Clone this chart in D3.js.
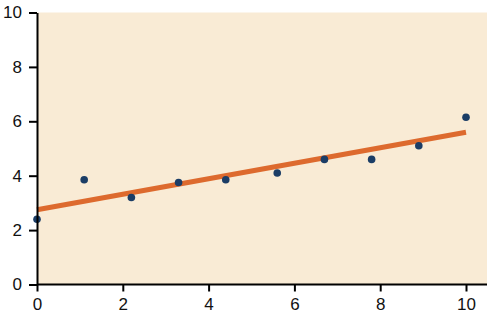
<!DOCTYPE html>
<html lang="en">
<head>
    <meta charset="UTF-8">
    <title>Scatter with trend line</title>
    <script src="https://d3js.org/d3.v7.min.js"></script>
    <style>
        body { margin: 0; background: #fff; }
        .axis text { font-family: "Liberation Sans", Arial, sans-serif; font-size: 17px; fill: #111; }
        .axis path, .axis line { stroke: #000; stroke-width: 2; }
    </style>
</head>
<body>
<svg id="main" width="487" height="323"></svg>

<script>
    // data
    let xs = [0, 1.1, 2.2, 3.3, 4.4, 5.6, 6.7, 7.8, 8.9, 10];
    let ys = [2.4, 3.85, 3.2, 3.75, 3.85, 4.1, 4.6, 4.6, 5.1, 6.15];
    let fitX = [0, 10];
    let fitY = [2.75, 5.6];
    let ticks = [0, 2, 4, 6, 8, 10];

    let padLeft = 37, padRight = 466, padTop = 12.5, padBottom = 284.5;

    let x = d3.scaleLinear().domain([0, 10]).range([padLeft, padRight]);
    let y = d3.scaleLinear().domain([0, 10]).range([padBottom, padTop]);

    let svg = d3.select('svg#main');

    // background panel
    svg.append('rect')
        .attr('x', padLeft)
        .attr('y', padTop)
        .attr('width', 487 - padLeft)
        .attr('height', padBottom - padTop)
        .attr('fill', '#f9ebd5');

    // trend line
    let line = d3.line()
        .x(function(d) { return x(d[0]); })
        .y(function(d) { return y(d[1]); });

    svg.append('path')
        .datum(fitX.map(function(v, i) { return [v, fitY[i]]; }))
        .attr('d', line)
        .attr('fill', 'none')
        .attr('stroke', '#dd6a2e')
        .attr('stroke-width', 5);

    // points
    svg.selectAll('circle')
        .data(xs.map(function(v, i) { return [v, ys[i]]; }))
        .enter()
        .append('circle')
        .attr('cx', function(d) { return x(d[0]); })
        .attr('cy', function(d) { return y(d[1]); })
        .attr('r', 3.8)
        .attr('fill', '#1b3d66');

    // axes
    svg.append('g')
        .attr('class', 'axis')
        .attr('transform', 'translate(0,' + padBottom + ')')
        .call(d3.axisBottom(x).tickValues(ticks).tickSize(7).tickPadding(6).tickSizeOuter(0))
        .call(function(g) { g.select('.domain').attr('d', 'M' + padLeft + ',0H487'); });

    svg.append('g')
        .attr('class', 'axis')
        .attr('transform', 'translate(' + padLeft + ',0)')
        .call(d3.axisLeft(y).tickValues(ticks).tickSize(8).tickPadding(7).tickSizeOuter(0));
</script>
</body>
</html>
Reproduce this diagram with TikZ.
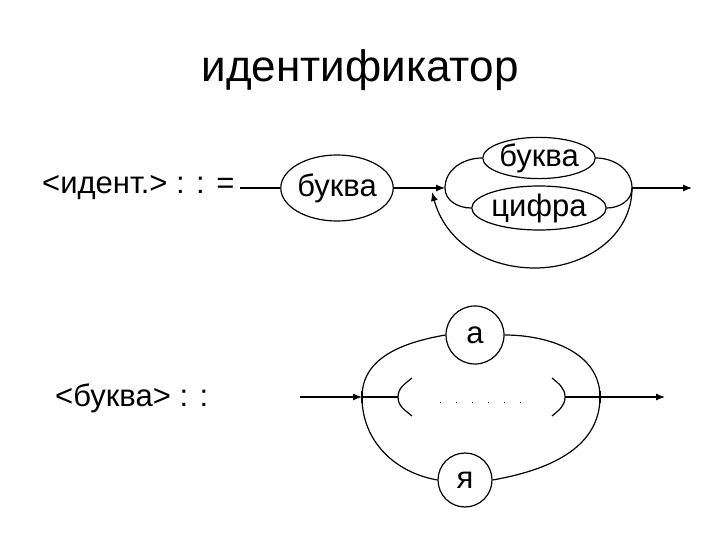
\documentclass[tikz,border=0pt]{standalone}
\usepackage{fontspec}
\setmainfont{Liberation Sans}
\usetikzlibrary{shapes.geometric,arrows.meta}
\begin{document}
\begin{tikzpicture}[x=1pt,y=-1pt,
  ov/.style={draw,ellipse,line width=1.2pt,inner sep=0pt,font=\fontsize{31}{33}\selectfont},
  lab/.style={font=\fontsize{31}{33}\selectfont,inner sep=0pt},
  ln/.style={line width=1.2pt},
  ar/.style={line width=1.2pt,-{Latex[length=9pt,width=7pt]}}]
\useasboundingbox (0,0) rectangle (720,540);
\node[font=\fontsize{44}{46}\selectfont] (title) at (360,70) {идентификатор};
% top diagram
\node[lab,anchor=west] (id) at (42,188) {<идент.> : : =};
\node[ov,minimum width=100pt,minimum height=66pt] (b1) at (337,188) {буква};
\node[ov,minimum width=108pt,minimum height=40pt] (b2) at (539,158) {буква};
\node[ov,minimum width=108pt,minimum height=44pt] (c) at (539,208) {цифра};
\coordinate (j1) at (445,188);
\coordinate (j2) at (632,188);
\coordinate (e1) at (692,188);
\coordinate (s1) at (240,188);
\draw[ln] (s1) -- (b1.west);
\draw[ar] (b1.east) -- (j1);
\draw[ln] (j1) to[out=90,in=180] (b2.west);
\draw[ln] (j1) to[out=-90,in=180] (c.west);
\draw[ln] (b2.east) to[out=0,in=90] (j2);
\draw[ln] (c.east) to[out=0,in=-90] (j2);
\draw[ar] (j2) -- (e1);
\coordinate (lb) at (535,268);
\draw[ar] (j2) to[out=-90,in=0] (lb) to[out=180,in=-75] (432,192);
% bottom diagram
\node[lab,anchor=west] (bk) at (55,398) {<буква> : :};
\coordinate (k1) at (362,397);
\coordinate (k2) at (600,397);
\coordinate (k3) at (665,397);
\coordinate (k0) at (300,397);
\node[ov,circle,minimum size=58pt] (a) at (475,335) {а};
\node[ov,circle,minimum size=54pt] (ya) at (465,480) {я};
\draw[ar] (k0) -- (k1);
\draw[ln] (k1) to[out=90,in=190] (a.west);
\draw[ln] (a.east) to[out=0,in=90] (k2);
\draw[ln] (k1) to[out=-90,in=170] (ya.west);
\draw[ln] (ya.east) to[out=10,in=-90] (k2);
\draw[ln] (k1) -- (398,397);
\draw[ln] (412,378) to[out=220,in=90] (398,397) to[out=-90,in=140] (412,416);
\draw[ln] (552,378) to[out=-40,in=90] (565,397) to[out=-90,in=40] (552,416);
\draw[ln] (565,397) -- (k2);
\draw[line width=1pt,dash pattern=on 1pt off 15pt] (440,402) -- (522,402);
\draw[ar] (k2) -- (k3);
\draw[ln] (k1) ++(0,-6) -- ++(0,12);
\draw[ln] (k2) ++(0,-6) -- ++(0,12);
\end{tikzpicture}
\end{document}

#### Stated goal:
In the records above, find the lines containing "with" and copy them.

#### Result for this task:
    <title>Scatter with trend line</title>
Reproduce this diagram with TikZ.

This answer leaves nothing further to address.